El espectador debe, pues, “creérsela”, hacerse cómplice de las artimañas de autores, actores, directores y de toda esa sarta de mentirosos empedernidos. El espectador dice: “Miénteme, si me dices bien tus mentiras, me las creeré durante un rato… o más”.

Yo lo llamo el complejo Coliseo. Me gusta considerar al espectador de la lucha libre como el prototipo, el paradigma del espectador. Cuando veo esos rostros emocionados, enfurecidos o exultantes de los espectadores de la lucha libre, siento que toco con punta de los dedos la esencia de la dinámica del espectáculo. En la ingenuidad de su maniqueísmo, en la simplicidad de su trama, la lucha libre revela toda la complejidad de la estructura simbólica que ata al espectador con el actor.

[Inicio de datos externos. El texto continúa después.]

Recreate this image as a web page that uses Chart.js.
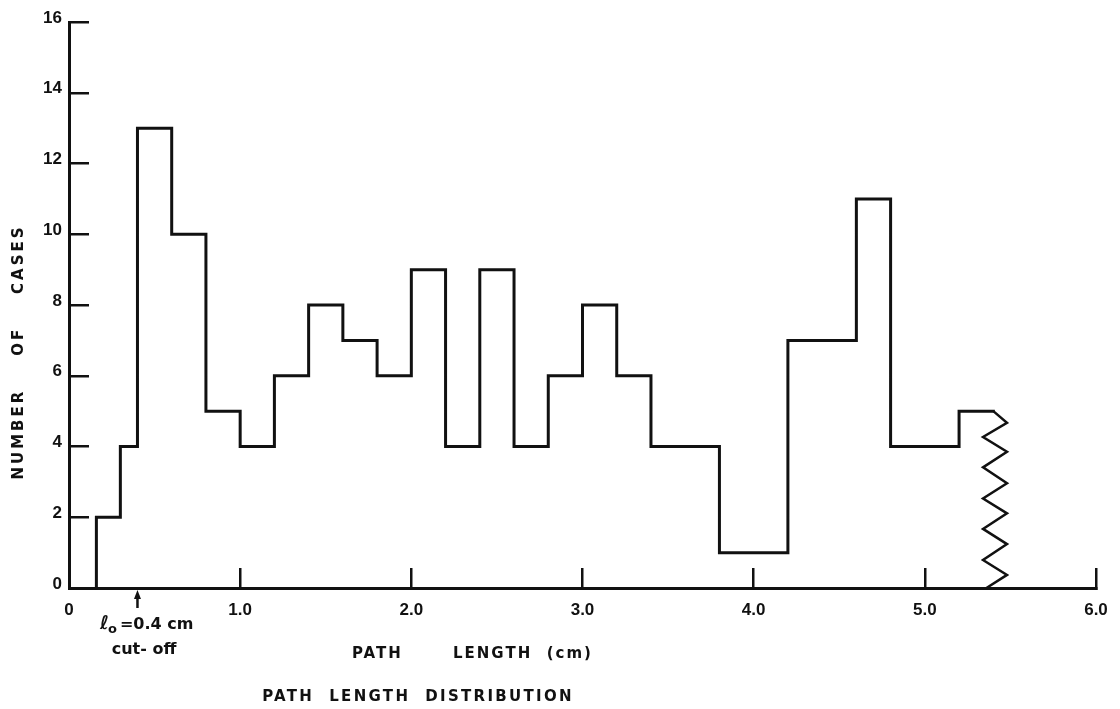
<!DOCTYPE html>
<html>
<head>
<meta charset="utf-8">
<script src="https://cdn.jsdelivr.net/npm/chart.js@4.4.1/dist/chart.umd.min.js"></script>
<style>
html,body{margin:0;padding:0;background:#fff;}
#wrap{width:1120px;height:709px;position:relative;}
canvas{display:block;}
</style>
</head>
<body>
<div id="wrap"><canvas id="c" width="1120" height="709"></canvas></div>
<script>
// ---- data ----
const binEdges = [0.16, 0.3, 0.4, 0.6, 0.8, 1.0, 1.2, 1.4, 1.6, 1.8, 2.0, 2.2, 2.4, 2.6, 2.8, 3.0, 3.2, 3.4, 3.8, 4.2, 4.6, 4.8, 5.2, 5.4];
const counts   = [2, 4, 13, 10, 5, 4, 6, 8, 7, 6, 9, 4, 9, 4, 6, 8, 6, 4, 1, 7, 11, 4, 5];
const xTickValues = [0, 1, 2, 3, 4, 5, 6];
const xTickLabels = ['0', '1.0', '2.0', '3.0', '4.0', '5.0', '6.0'];
const yTickValues = [0, 2, 4, 6, 8, 10, 12, 14, 16];
const yTickLabels = ['0', '2', '4', '6', '8', '10', '12', '14', '16'];
// broken-axis zigzag at the end of the last bin
const breakX = [5.40, 5.48, 5.34, 5.48, 5.34, 5.48, 5.34, 5.48, 5.34, 5.48, 5.34, 5.48, 5.36];
const breakY = [5.00, 4.67, 4.27, 3.85, 3.41, 2.96, 2.53, 2.11, 1.67, 1.24, 0.79, 0.37, 0.00];
const cutoffValue = 0.4;

const INK = '#111111';

// build step outline from the bins
const histPoints = [{x: binEdges[0], y: 0}];
counts.forEach((c, i) => {
  histPoints.push({x: binEdges[i], y: c});
  histPoints.push({x: binEdges[i + 1], y: c});
});
const breakPoints = breakX.map((x, i) => ({x: x, y: breakY[i]}));

const annot = {
  id: 'annot',
  afterDraw(chart) {
    const {ctx, scales: {x, y}} = chart;
    ctx.save();
    ctx.fillStyle = INK;
    ctx.strokeStyle = INK;

    // cut-off arrow
    const ax = x.getPixelForValue(cutoffValue);
    const ay = y.getPixelForValue(0);
    ctx.lineWidth = 2.5;
    ctx.beginPath();
    ctx.moveTo(ax, ay + 20);
    ctx.lineTo(ax, ay + 6);
    ctx.stroke();
    ctx.beginPath();
    ctx.moveTo(ax, ay + 2);
    ctx.lineTo(ax - 3.5, ay + 11);
    ctx.lineTo(ax + 3.5, ay + 11);
    ctx.closePath();
    ctx.fill();

    // l0 = 0.4 cm
    ctx.textBaseline = 'middle';
    ctx.textAlign = 'left';
    ctx.font = 'bold italic 19px "DejaVu Sans"';
    let tx = 100;
    ctx.fillText('\u2113', tx, 624);
    tx += ctx.measureText('\u2113').width - 1;
    ctx.font = 'bold 13px "DejaVu Sans"';
    ctx.fillText('o', tx, 630);
    tx += ctx.measureText('o').width + 3;
    ctx.font = 'bold 16px "DejaVu Sans"';
    ctx.fillText('=0.4 cm', tx, 625);
    ctx.textAlign = 'center';
    ctx.fillText('cut- off', 144, 650);

    // axis title
    ctx.font = 'bold 15px "DejaVu Sans"';
    ctx.letterSpacing = '2px';
    ctx.textAlign = 'left';
    ctx.fillText('PATH', 352, 654);
    ctx.fillText('LENGTH  (cm)', 453, 654);

    // chart title
    ctx.font = 'bold 15px "DejaVu Sans"';
    ctx.letterSpacing = '2.3px';
    ctx.textAlign = 'center';
    ctx.fillText('PATH  LENGTH  DISTRIBUTION', 418, 697);

    // y axis title
    ctx.save();
    ctx.translate(19, 352);
    ctx.rotate(-Math.PI / 2);
    ctx.font = 'bold 15px "DejaVu Sans"';
    ctx.letterSpacing = '3px';
    ctx.textAlign = 'center';
    ctx.fillText('NUMBER    OF    CASES', 0, 0);
    ctx.restore();

    ctx.restore();
  }
};

new Chart(document.getElementById('c'), {
  type: 'scatter',
  data: {
    datasets: [
      {data: histPoints, showLine: true, borderColor: INK, borderWidth: 3, pointRadius: 0,
       fill: false, tension: 0, clip: false, borderJoinStyle: 'miter', borderCapStyle: 'square'},
      {data: breakPoints, showLine: true, borderColor: INK, borderWidth: 2.5, pointRadius: 0,
       fill: false, tension: 0, clip: false, borderJoinStyle: 'miter'}
    ]
  },
  options: {
    responsive: false,
    animation: false,
    devicePixelRatio: 1,
    events: [],
    layout: {padding: {left: 0, top: 22, right: 24, bottom: 0}},
    plugins: {legend: {display: false}, tooltip: {enabled: false}, title: {display: false}},
    scales: {
      x: {
        type: 'linear', min: 0, max: 6,
        afterBuildTicks: s => { s.ticks = xTickValues.map(v => ({value: v})); },
        afterFit: s => { s.height = 121; s.paddingLeft = 0; s.paddingRight = 0; s.paddingTop = 0; s.paddingBottom = 0; },
        grid: {display: true, drawOnChartArea: false, drawTicks: true, tickLength: -20, color: INK, lineWidth: 2.5},
        border: {display: true, color: INK, width: 3},
        ticks: {padding: 32, color: INK, font: {family: 'Liberation Sans', size: 17, weight: 'bold'}, maxRotation: 0, autoSkip: false,
                callback: v => xTickLabels[xTickValues.indexOf(v)]}
      },
      y: {
        type: 'linear', min: 0, max: 16,
        afterBuildTicks: s => { s.ticks = yTickValues.map(v => ({value: v})); },
        afterFit: s => { s.width = 69; s.paddingLeft = 0; s.paddingRight = 0; s.paddingTop = 0; s.paddingBottom = 0; },
        grid: {display: true, drawOnChartArea: false, drawTicks: true, tickLength: -20, color: INK, lineWidth: 2.5},
        border: {display: true, color: INK, width: 3},
        ticks: {padding: 27, labelOffset: -4, color: INK, font: {family: 'Liberation Sans', size: 17, weight: 'bold'}, autoSkip: false,
                callback: v => yTickLabels[yTickValues.indexOf(v)]}
      }
    }
  },
  plugins: [annot]
});
</script>
</body>
</html>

Es difícil decir qué hace que hombres y mujeres maduros, hechos y derechos, necesiten (¿será realmente una necesidad?) someterse a la ficción y tomarse en serio la farsa, como niños pequeños que, vaqueros o tortugas ninja, se esconden por las esquinas para escapar a los mortíferos dedos índices de sus enemigos. Pero aún más difícil parece ser determinar si esa credulidad, esa ingenuidad beatífica, cesa con el fin del espectáculo. ¿Efectivamente el espectador deja de serlo en el momento de abandonar la sala?, ¿se interrumpe la receptividad acrítica durante los comerciales?, ¿o algo queda? ¿Estaremos ya convertidos en voyeurs incurables? ¿Estaremos condenados a ir arrastrando por el mundo, aun en nuestros mejores momentos, los más dulces, los intensos, ese deseo irresistible de estar al otro lado de la pantalla, sentados en el patio de butacas?